As I traversed up and down the Peruvian coast and back to America for my first return visit in June, I found that in each place I visited, be it Chaclacayo, Lima, Pennsylvania, the Delaware shore, Washington, or Pacasmayo, I encountered friends. I encountered people willing to sit down and make eye contact. Willing to tell stories. Willing to give of themselves. I spent a day and a night with my old host family from training, and was overjoyed to find that our connection still remains and their lives are full and happy. I spent a day and a night with the new class of volunteers—here’s to you Peru 15, welcome—and I got a bit emotional watching all of their faces and hearing the uncertainty and expectancy in their questions. I went for a run through the streets of Chaclacayo early one morning and realized on some guttural level just how far I’ve come in six short months since our training period ended. And then I went home to Pennsylvania, and I sang and danced and talked the days away in a flurry of exuberant motion. And then I returned to Peru, half expecting to feel pain and heartbreak upon my arrival. Instead, I felt a surge of hope. A friend called to make sure I was ok, and within 24 hours I was surrounded by a merry crowd of volunteers, some of whom I already feel a very close kinship with. I realized that I have community here, and I have connections that inspire me and make me want to live life hanging on the coattails of that elusive zeal that touches us all on our sunniest days. Friends who make me laugh and feel joyful. Other volunteers whose direct and confident pursuit of good works in their sites buoys my faith in humanity.

A favorite author of mine, the late David Foster Wallace, wrote this about personal freedom and communion with others, about service and the authentic display of emotion:
“There are all different kinds of freedom, and the kind that is most precious you will not hear much talked about in the great outside world of winning and achieving and displaying. The really important kind of freedom involves attention, and awareness, and discipline, and effort, and being able truly to care about other people and to sacrifice for them, over and over, in myriad petty little unsexy ways, every day. That is real freedom. The alternative is unconsciousness, the default setting, the ‘rat race’ - the constant gnawing sense of having had and lost some infinite thing.”

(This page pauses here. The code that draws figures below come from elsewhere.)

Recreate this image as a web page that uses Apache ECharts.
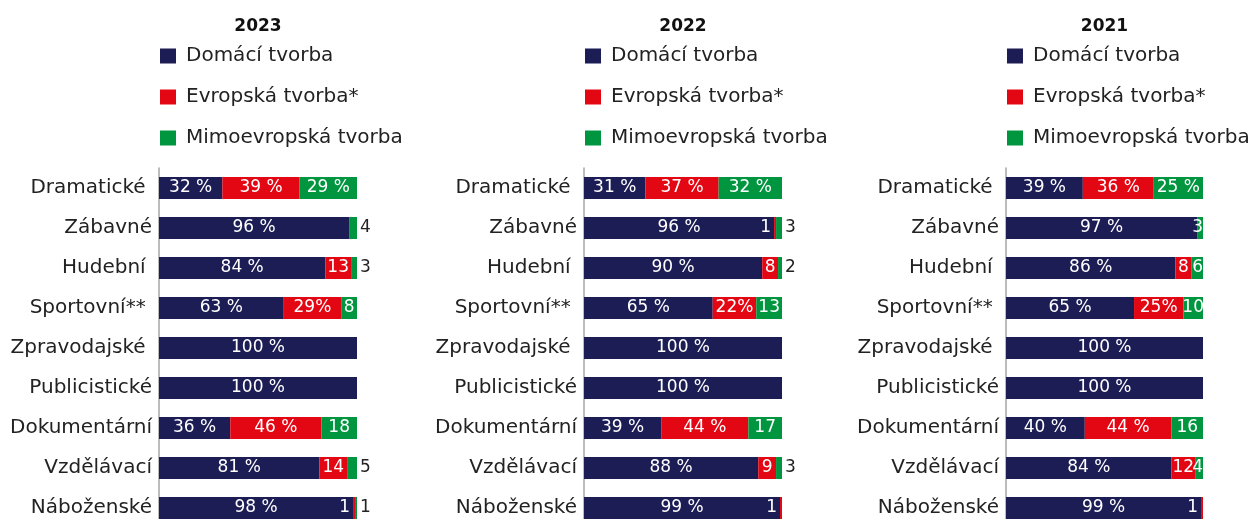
<!DOCTYPE html>
<html>
<head>
<meta charset="utf-8">
<title>Podíl tvorby podle žánrů</title>
<script src="https://cdn.jsdelivr.net/npm/echarts@6/dist/echarts.min.js"></script>
<style>
  html, body { margin: 0; padding: 0; background: #ffffff; overflow: hidden; }
  #chart { width: 1251px; height: 528px; }
</style>
</head>
<body>
<div id="chart"></div>
<script>
// Genre categories (top to bottom)
const categories = ['Dramatické', 'Zábavné', 'Hudební', 'Sportovní**', 'Zpravodajské',
                    'Publicistické', 'Dokumentární', 'Vzdělávací', 'Náboženské'];

const seriesNames = ['Domácí tvorba', 'Evropská tvorba*', 'Mimoevropská tvorba'];

const years = ['2023', '2022', '2021'];

// Shares in percent, per year
const domaci2023 = [32, 96, 84, 63, 100, 100, 36, 81, 98];
const evropska2023 = [39, 0, 13, 29, 0, 0, 46, 14, 1];
const mimo2023 = [29, 4, 3, 8, 0, 0, 18, 5, 1];

const domaci2022 = [31, 96, 90, 65, 100, 100, 39, 88, 99];
const evropska2022 = [37, 1, 8, 22, 0, 0, 44, 9, 1];
const mimo2022 = [32, 3, 2, 13, 0, 0, 17, 3, 0];

const domaci2021 = [39, 97, 86, 65, 100, 100, 40, 84, 99];
const evropska2021 = [36, 0, 8, 25, 0, 0, 44, 12, 1];
const mimo2021 = [25, 3, 6, 10, 0, 0, 16, 4, 0];

const yearData = [
  [domaci2023, evropska2023, mimo2023],
  [domaci2022, evropska2022, mimo2022],
  [domaci2021, evropska2021, mimo2021]
];

// ---- presentation ----
const FONT = 'DejaVu Sans';
const COLORS = ['#1d1d56', '#e30613', '#00963f'];
const TEXT_DARK = '#222222';

const panels = [
  { left: 159, width: 198, smallGreenOutside: true },
  { left: 584, width: 198, smallGreenOutside: true },
  { left: 1006, width: 197, smallGreenOutside: false }
];
const GRID_TOP = 168;
const GRID_BOTTOM = 0;

// labels drawn with a little extra room on the right
const paddedNames = new Set(['Dramatické', 'Hudební', 'Sportovní**', 'Zpravodajské']);
// rows where the European share is written without the space before %
const tightPercentRows = new Set(['Sportovní**']);

function labelFor(kind, v, cat, panel) {
  if (!v) return { show: false };
  const base = { show: true, color: '#ffffff', fontFamily: FONT, fontSize: 17 };
  if (v >= 20) {
    const sep = (kind === 1 && tightPercentRows.has(cat)) ? '' : ' ';
    return Object.assign(base, { position: 'inside', formatter: v + sep + '%' });
  }
  if (kind === 1 && v <= 2) {
    return Object.assign(base, { position: 'left', distance: 3, formatter: String(v) });
  }
  if (kind === 2 && v <= 6) {
    if (panel.smallGreenOutside) {
      return Object.assign(base, { position: 'right', distance: 3, color: TEXT_DARK, formatter: String(v) });
    }
    return Object.assign(base, { position: 'insideRight', distance: 0, formatter: String(v) });
  }
  return Object.assign(base, { position: 'inside', formatter: String(v) });
}

const option = {
  animation: false,
  backgroundColor: '#ffffff',
  title: [], legend: [], grid: [], xAxis: [], yAxis: [], series: []
};

panels.forEach((p, i) => {
  option.title.push({
    text: years[i],
    left: p.left + p.width / 2,
    top: 18,
    textAlign: 'center',
    padding: 0,
    textStyle: { fontFamily: FONT, fontSize: 17, fontWeight: 'bold', color: '#111111' }
  });
  option.legend.push({
    orient: 'vertical',
    left: p.left + 1,
    top: 46,
    padding: 0,
    itemWidth: 16,
    itemHeight: 15,
    itemGap: 21,
    icon: 'rect',
    selectedMode: false,
    data: seriesNames,
    textStyle: { fontFamily: FONT, fontSize: 20, color: TEXT_DARK, padding: [0, 0, 0, 5] }
  });
  option.grid.push({ left: p.left, top: GRID_TOP, width: p.width, bottom: GRID_BOTTOM });
  option.xAxis.push({
    type: 'value', gridIndex: i, min: 0, max: 100,
    show: false, splitLine: { show: false }
  });
  option.yAxis.push({
    type: 'category', gridIndex: i, data: categories, inverse: true,
    axisTick: { show: false },
    axisLine: { show: true, lineStyle: { color: '#a6a6a6', width: 1.5 } },
    axisLabel: {
      fontFamily: FONT, fontSize: 20, color: TEXT_DARK, margin: 7,
      padding: [8, 0, 0, 0],
      formatter: name => paddedNames.has(name) ? name + ' ' : name
    }
  });
  yearData[i].forEach((values, k) => {
    option.series.push({
      type: 'bar',
      name: seriesNames[k],
      xAxisIndex: i, yAxisIndex: i,
      stack: 'share' + i,
      barWidth: 22,
      itemStyle: { color: COLORS[k] },
      data: values.map((v, r) => ({ value: v, label: labelFor(k, v, categories[r], p) }))
    });
  });
});

const chart = echarts.init(document.getElementById('chart'), null, { renderer: 'canvas' });
chart.setOption(option);
</script>
</body>
</html>
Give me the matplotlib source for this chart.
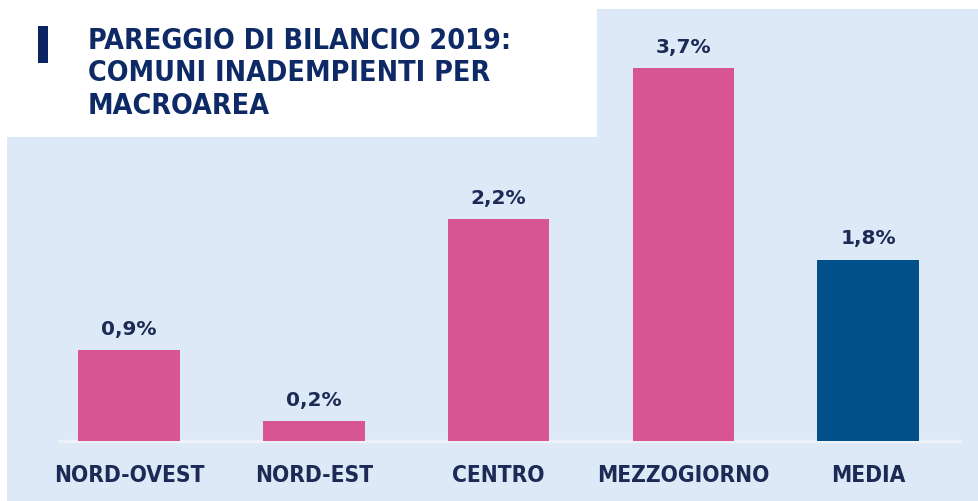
import matplotlib.pyplot as plt
from matplotlib.patches import Rectangle

aree = ['NORD-OVEST', 'NORD-EST', 'CENTRO', 'MEZZOGIORNO', 'MEDIA']
valori = [0.9, 0.2, 2.2, 3.7, 1.8]
etichette = ['0,9%', '0,2%', '2,2%', '3,7%', '1,8%']
colori = ['#d75592', '#d75592', '#d75592', '#d75592', '#02508a']

sfondo = '#dde9f6'
blu = '#0e2a66'

fig = plt.figure(figsize=(9.79, 5.02), dpi=100)
fig.patch.set_facecolor('white')

# sfondo azzurro
fig.patches.append(Rectangle((7 / 979, 0), 1, 1 - 10 / 502, transform=fig.transFigure,
                             facecolor=sfondo, edgecolor='none', zorder=-2))

ax = fig.add_axes([0, 0, 1, 1])
ax.set_zorder(1)
ax.patch.set_alpha(0)
x = range(len(aree))
ax.bar(x, valori, width=0.55, color=colori, zorder=3)
ax.set_xlim(-0.698, 4.60)
ax.set_ylim(-0.595, 4.385)
ax.axhline(0, xmin=60 / 979, xmax=960 / 979, color='#eef2f7', lw=2.5, zorder=2)

for i, v in enumerate(valori):
    ax.text(i, v + 0.12, etichette[i], ha='center', va='bottom', fontsize=14.5,
            fontweight='bold', color='#1c2a55', family='DejaVu Sans')
    ax.text(i, -0.33, aree[i], ha='center', va='center', fontsize=16.3,
            fontweight='bold', color='#1c2a55', family='DejaVu Sans',
            fontstretch='condensed')
ax.axis('off')

# riquadro del titolo
fig.patches.append(Rectangle((7 / 979, 1 - 138 / 502), 590 / 979, 128 / 502,
                             transform=fig.transFigure, facecolor='white',
                             edgecolor='none', zorder=-1))
fig.patches.append(Rectangle((38 / 979, 1 - 64 / 502), 10 / 979, 37 / 502,
                             transform=fig.transFigure, facecolor='#0a2464',
                             edgecolor='none', zorder=0))
fig.text(88 / 979, 1 - 27 / 502, 'PAREGGIO DI BILANCIO 2019:\nCOMUNI INADEMPIENTI PER\nMACROAREA',
         ha='left', va='top', fontsize=20.5, fontweight='bold', color=blu,
         family='DejaVu Sans', fontstretch='condensed', linespacing=1.2)

fig.savefig('out.png', dpi=100, facecolor=fig.get_facecolor())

None of us feels ‘on’ all the time. That’s not how life works. But I wanted to write this article for all of us volunteers—all of us—who are here, each of us striving in our own ways to put our best-selves forward, to do our best for our new families and the families in our new homes. America is a big place, with a lot of big problems …. yet the freedom it has afforded us, the freedom to choose this walk and to choose to serve others in whatever ways we can find—that’s a strong weight on the positive side of the scales. I wanted, initially, to write some sketches here about a few people in my site who have inspired me to action, or given of themselves, or taught me some vital truth about Peruvian life. But this came out instead.

I believe sometimes we all forget just how important the little bits and pieces of experience are that make our connections last. Maybe you stop to play a game in the dirt outside your house with a small Peruvian kid, just ‘cause it reminds you what it was like to be that young, to see the world through more innocent eyes. Maybe you linger longer over dinner with your host family, because something tells you that your presence is warmly welcomed. Maybe you go home to visit family after a long time away and it hits you, harder than it ever has before, just how incredibly blessed you really are to call these people ‘yours’ … to be amidst such kind souls.

Sometimes, I believe, we all need to focus on the basics for a while until that old familiar joi de vivre comes back into focus. And when it does, maybe we just need to grab hold for dear life, keeping in mind as we’re whisked away that the people in our worlds need our attention, our awareness, our discipline, our effort. What else are we here for?